BEGIN SOURCE EXCERPT
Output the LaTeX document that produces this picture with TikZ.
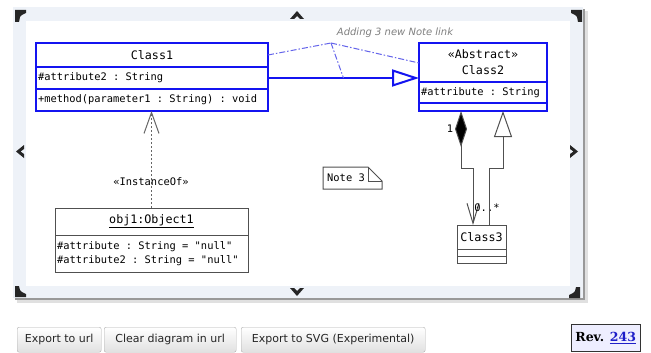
\documentclass[tikz,border=0pt]{standalone}
\usepackage{fontspec}
\setmainfont{DejaVu Sans}
\newfontfamily\umlmono{DejaVu Sans Mono}
\newfontfamily\revserif{DejaVu Serif}
\usetikzlibrary{arrows.meta,calc}

\definecolor{umlblue}{RGB}{20,20,240}
\definecolor{notelink}{RGB}{100,100,235}
\definecolor{umlgray}{RGB}{80,80,80}
\definecolor{panelbg}{RGB}{238,242,248}
\definecolor{btnborder}{RGB}{175,175,175}
\definecolor{revbg}{RGB}{238,238,255}
\definecolor{revlink}{RGB}{30,30,200}

% one full character cell of monospaced space
\newcommand\ms{\hbox to 0.602em{}}

\tikzset{
  titlefont/.style={font=\umlmono\fontsize{11.7}{16}\selectfont},
  bodyfont/.style={font=\umlmono\fontsize{10.4}{14}\selectfont},
  bluecomp/.style={draw=umlblue, line width=2pt, fill=white, inner xsep=2pt, inner ysep=0pt, outer sep=0pt},
  graycomp/.style={draw=umlgray, line width=1pt, fill=white, inner xsep=2pt, inner ysep=0pt, outer sep=0pt},
  gline/.style={draw=umlgray, line width=1pt},
  notelinkline/.style={draw=notelink, line width=1pt, dash pattern=on 6pt off 2pt on 1.5pt off 2pt},
  button/.style={draw=btnborder, rounded corners=2pt, top color=white, bottom color=black!12,
    minimum height=25pt, inner sep=0pt, text=black!85, font=\fontsize{11}{13}\selectfont},
  navmark/.style={fill=black!85}
}

\begin{document}
\begin{tikzpicture}[x=1pt,y=-1pt]
\useasboundingbox (0,0) rectangle (651,353);

% editor panel with drop shadow
\fill[black!12] (17,11) rectangle (588,303);
\fill[black!40] (15,9) rectangle (585,300);
\fill[panelbg] (13,7) rectangle (583,298);
\fill[white] (26,21) rectangle (570,286);

% scroll / resize marks around the canvas
\fill[navmark] (15,10) -- (26,10) -- (26,13) -- (22,15) -- (20,17) -- (19,22) -- (15,22) -- cycle;
\fill[navmark] (582,10) -- (571,10) -- (571,13) -- (575,15) -- (577,17) -- (578,22) -- (582,22) -- cycle;
\fill[navmark] (15,297) -- (26,297) -- (26,294) -- (22,292) -- (20,290) -- (19,286) -- (15,286) -- cycle;
\fill[navmark] (580,298) -- (569,298) -- (569,295) -- (573,293) -- (575,291) -- (576,287) -- (580,287) -- cycle;
\fill[navmark] (290,19) -- (297,11) -- (304,19) -- (300,19) -- (297,16) -- (294,19) -- cycle;
\fill[navmark] (290,288) -- (297,296) -- (304,288) -- (300,288) -- (297,291) -- (294,288) -- cycle;
\fill[navmark] (24,145) -- (16,151.5) -- (24,158) -- (24,154) -- (20.5,151.5) -- (24,149) -- cycle;
\fill[navmark] (570,145) -- (578,151.5) -- (570,158) -- (570,154) -- (573.5,151.5) -- (570,149) -- cycle;

% Class1
\node[bluecomp, titlefont, minimum width=232pt, minimum height=24pt, anchor=north west] (c1h) at (36,43) {Class1};
\node[bluecomp, bodyfont, text width=228pt, align=left, minimum height=22pt, anchor=north] (c1a) at (c1h.south) {\#attribute2\ms:\ms String};
\node[bluecomp, bodyfont, text width=228pt, align=left, minimum height=22pt, anchor=north] (c1m) at (c1a.south) {+method(parameter1\ms:\ms String)\ms:\ms void};

% Class2
\node[bluecomp, titlefont, align=center, minimum width=128pt, minimum height=39pt, anchor=north west] (c2h) at (419,43) {«Abstract»\\Class2};
\node[bluecomp, bodyfont, text width=124pt, align=left, minimum height=21pt, anchor=north] (c2a) at (c2h.south) {\#attribute\ms:\ms String};
\node[bluecomp, minimum width=128pt, minimum height=8pt, inner sep=0pt, anchor=north] (c2o) at (c2a.south) {};

% obj1:Object1
\node[graycomp, titlefont, minimum width=193pt, minimum height=27pt, anchor=north west] (o1h) at (55,208) {\underline{obj1:Object1}};
\node[graycomp, bodyfont, text width=189pt, align=left, minimum height=37pt, anchor=north] (o1a) at (o1h.south)
  {\#attribute\ms:\ms String\ms=\ms"null"\\\#attribute2\ms:\ms String\ms=\ms"null"};

% Class3
\node[graycomp, titlefont, minimum width=49pt, minimum height=24pt, inner xsep=0pt, anchor=north west] (c3h) at (457,225) {Class3};
\node[graycomp, minimum width=49pt, minimum height=7pt, inner sep=0pt, anchor=north] (c3a) at (c3h.south) {};
\node[graycomp, minimum width=49pt, minimum height=7pt, inner sep=0pt, anchor=north] (c3o) at (c3a.south) {};

% Note 3
\draw[gline, fill=white] (323,167) -- (368,167) -- (382,181) -- (382,189) -- (323,189) -- cycle;
\draw[gline] (368,167) -- (368,181) -- (382,181);
\node[bodyfont, inner sep=0pt] (n3) at (346,178) {Note\ms 3};

% generalization Class1 -> Class2
\draw[draw=umlblue, line width=2pt, -{Triangle[length=27pt, width=17pt, fill=white]}]
  (c1a.east) -- (c1a.east -| c2h.west) coordinate[pos=0.5] (gmid);

% note link
\coordinate (nl) at (331,43);
\draw[notelinkline] ($(c1h.north east)+(0,12)$) -- (nl);
\draw[notelinkline] (nl) -- ($(c2h.north west)+(0,20)$);
\draw[notelinkline] (nl) -- (gmid);
\node[font=\itshape\fontsize{10}{12}\selectfont, text=black!50, inner sep=0pt] (nlabel) at (395,33) {Adding 3 new Note link};

% instance-of link
\draw[draw=black!60, line width=1pt, dash pattern=on 2pt off 2pt, -{Straight Barb[length=21pt, width=15pt]}]
  (o1h.north) -- (o1h.north |- c1m.south);
\node[bodyfont, inner sep=0pt] (inst) at (151,182) {«InstanceOf»};

% composition Class2 <>-> Class3
\draw[gline, {Diamond[length=36pt, width=12pt, fill=black]}-{Straight Barb[length=20pt, width=12pt]}]
  ($(c2o.south)+(-22,0)$) |- ($(c3h.north)+(-8.5,-57)$) -- ($(c3h.north)+(-8.5,0)$);
\node[bodyfont, inner sep=0pt] (m1) at (450,129) {1};
\node[bodyfont, inner sep=0pt] (m2) at (487,208) {0..*};

% generalization Class3 -> Class2
\draw[gline, -{Triangle[length=26pt, width=18pt, fill=white]}]
  ($(c3h.north)+(7.5,0)$) |- ($(c2o.south)+(20,57)$) -- ($(c2o.south)+(20,0)$);

% page buttons
\node[button, minimum width=84pt, anchor=north west] (b1) at (17,327) {Export to url};
\node[button, minimum width=132pt, anchor=north west] (b2) at (104,327) {Clear diagram in url};
\node[button, minimum width=184pt, anchor=north west] (b3) at (241,327) {Export to SVG (Experimental)};

% revision badge
\node[draw=black!80, fill=revbg, minimum width=69pt, minimum height=27pt, inner sep=0pt,
      font=\revserif\bfseries\fontsize{12.5}{14}\selectfont, anchor=north west] (rev) at (571,324)
  {Rev. \textcolor{revlink}{\underline{243}}};
\end{tikzpicture}
\end{document}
END SOURCE EXCERPT
Keep every word of the data as it is when you write it out, but drop the pictures.

FULL OUTPUT
Output the LaTeX document that produces this picture with TikZ.
\documentclass[tikz,border=0pt]{standalone}
\usepackage{fontspec}
\setmainfont{DejaVu Sans}
\newfontfamily\umlmono{DejaVu Sans Mono}
\newfontfamily\revserif{DejaVu Serif}
\usetikzlibrary{arrows.meta,calc}

\definecolor{umlblue}{RGB}{20,20,240}
\definecolor{notelink}{RGB}{100,100,235}
\definecolor{umlgray}{RGB}{80,80,80}
\definecolor{panelbg}{RGB}{238,242,248}
\definecolor{btnborder}{RGB}{175,175,175}
\definecolor{revbg}{RGB}{238,238,255}
\definecolor{revlink}{RGB}{30,30,200}

% one full character cell of monospaced space
\newcommand\ms{\hbox to 0.602em{}}

\tikzset{
  titlefont/.style={font=\umlmono\fontsize{11.7}{16}\selectfont},
  bodyfont/.style={font=\umlmono\fontsize{10.4}{14}\selectfont},
  bluecomp/.style={draw=umlblue, line width=2pt, fill=white, inner xsep=2pt, inner ysep=0pt, outer sep=0pt},
  graycomp/.style={draw=umlgray, line width=1pt, fill=white, inner xsep=2pt, inner ysep=0pt, outer sep=0pt},
  gline/.style={draw=umlgray, line width=1pt},
  notelinkline/.style={draw=notelink, line width=1pt, dash pattern=on 6pt off 2pt on 1.5pt off 2pt},
  button/.style={draw=btnborder, rounded corners=2pt, top color=white, bottom color=black!12,
    minimum height=25pt, inner sep=0pt, text=black!85, font=\fontsize{11}{13}\selectfont},
  navmark/.style={fill=black!85}
}

\begin{document}
\begin{tikzpicture}[x=1pt,y=-1pt]
\useasboundingbox (0,0) rectangle (651,353);

% editor panel with drop shadow
\fill[black!12] (17,11) rectangle (588,303);
\fill[black!40] (15,9) rectangle (585,300);
\fill[panelbg] (13,7) rectangle (583,298);
\fill[white] (26,21) rectangle (570,286);

% scroll / resize marks around the canvas
\fill[navmark] (15,10) -- (26,10) -- (26,13) -- (22,15) -- (20,17) -- (19,22) -- (15,22) -- cycle;
\fill[navmark] (582,10) -- (571,10) -- (571,13) -- (575,15) -- (577,17) -- (578,22) -- (582,22) -- cycle;
\fill[navmark] (15,297) -- (26,297) -- (26,294) -- (22,292) -- (20,290) -- (19,286) -- (15,286) -- cycle;
\fill[navmark] (580,298) -- (569,298) -- (569,295) -- (573,293) -- (575,291) -- (576,287) -- (580,287) -- cycle;
\fill[navmark] (290,19) -- (297,11) -- (304,19) -- (300,19) -- (297,16) -- (294,19) -- cycle;
\fill[navmark] (290,288) -- (297,296) -- (304,288) -- (300,288) -- (297,291) -- (294,288) -- cycle;
\fill[navmark] (24,145) -- (16,151.5) -- (24,158) -- (24,154) -- (20.5,151.5) -- (24,149) -- cycle;
\fill[navmark] (570,145) -- (578,151.5) -- (570,158) -- (570,154) -- (573.5,151.5) -- (570,149) -- cycle;

% Class1
\node[bluecomp, titlefont, minimum width=232pt, minimum height=24pt, anchor=north west] (c1h) at (36,43) {Class1};
\node[bluecomp, bodyfont, text width=228pt, align=left, minimum height=22pt, anchor=north] (c1a) at (c1h.south) {\#attribute2\ms:\ms String};
\node[bluecomp, bodyfont, text width=228pt, align=left, minimum height=22pt, anchor=north] (c1m) at (c1a.south) {+method(parameter1\ms:\ms String)\ms:\ms void};

% Class2
\node[bluecomp, titlefont, align=center, minimum width=128pt, minimum height=39pt, anchor=north west] (c2h) at (419,43) {«Abstract»\\Class2};
\node[bluecomp, bodyfont, text width=124pt, align=left, minimum height=21pt, anchor=north] (c2a) at (c2h.south) {\#attribute\ms:\ms String};
\node[bluecomp, minimum width=128pt, minimum height=8pt, inner sep=0pt, anchor=north] (c2o) at (c2a.south) {};

% obj1:Object1
\node[graycomp, titlefont, minimum width=193pt, minimum height=27pt, anchor=north west] (o1h) at (55,208) {\underline{obj1:Object1}};
\node[graycomp, bodyfont, text width=189pt, align=left, minimum height=37pt, anchor=north] (o1a) at (o1h.south)
  {\#attribute\ms:\ms String\ms=\ms"null"\\\#attribute2\ms:\ms String\ms=\ms"null"};

% Class3
\node[graycomp, titlefont, minimum width=49pt, minimum height=24pt, inner xsep=0pt, anchor=north west] (c3h) at (457,225) {Class3};
\node[graycomp, minimum width=49pt, minimum height=7pt, inner sep=0pt, anchor=north] (c3a) at (c3h.south) {};
\node[graycomp, minimum width=49pt, minimum height=7pt, inner sep=0pt, anchor=north] (c3o) at (c3a.south) {};

% Note 3
\draw[gline, fill=white] (323,167) -- (368,167) -- (382,181) -- (382,189) -- (323,189) -- cycle;
\draw[gline] (368,167) -- (368,181) -- (382,181);
\node[bodyfont, inner sep=0pt] (n3) at (346,178) {Note\ms 3};

% generalization Class1 -> Class2
\draw[draw=umlblue, line width=2pt, -{Triangle[length=27pt, width=17pt, fill=white]}]
  (c1a.east) -- (c1a.east -| c2h.west) coordinate[pos=0.5] (gmid);

% note link
\coordinate (nl) at (331,43);
\draw[notelinkline] ($(c1h.north east)+(0,12)$) -- (nl);
\draw[notelinkline] (nl) -- ($(c2h.north west)+(0,20)$);
\draw[notelinkline] (nl) -- (gmid);
\node[font=\itshape\fontsize{10}{12}\selectfont, text=black!50, inner sep=0pt] (nlabel) at (395,33) {Adding 3 new Note link};

% instance-of link
\draw[draw=black!60, line width=1pt, dash pattern=on 2pt off 2pt, -{Straight Barb[length=21pt, width=15pt]}]
  (o1h.north) -- (o1h.north |- c1m.south);
\node[bodyfont, inner sep=0pt] (inst) at (151,182) {«InstanceOf»};

% composition Class2 <>-> Class3
\draw[gline, {Diamond[length=36pt, width=12pt, fill=black]}-{Straight Barb[length=20pt, width=12pt]}]
  ($(c2o.south)+(-22,0)$) |- ($(c3h.north)+(-8.5,-57)$) -- ($(c3h.north)+(-8.5,0)$);
\node[bodyfont, inner sep=0pt] (m1) at (450,129) {1};
\node[bodyfont, inner sep=0pt] (m2) at (487,208) {0..*};

% generalization Class3 -> Class2
\draw[gline, -{Triangle[length=26pt, width=18pt, fill=white]}]
  ($(c3h.north)+(7.5,0)$) |- ($(c2o.south)+(20,57)$) -- ($(c2o.south)+(20,0)$);

% page buttons
\node[button, minimum width=84pt, anchor=north west] (b1) at (17,327) {Export to url};
\node[button, minimum width=132pt, anchor=north west] (b2) at (104,327) {Clear diagram in url};
\node[button, minimum width=184pt, anchor=north west] (b3) at (241,327) {Export to SVG (Experimental)};

% revision badge
\node[draw=black!80, fill=revbg, minimum width=69pt, minimum height=27pt, inner sep=0pt,
      font=\revserif\bfseries\fontsize{12.5}{14}\selectfont, anchor=north west] (rev) at (571,324)
  {Rev. \textcolor{revlink}{\underline{243}}};
\end{tikzpicture}
\end{document}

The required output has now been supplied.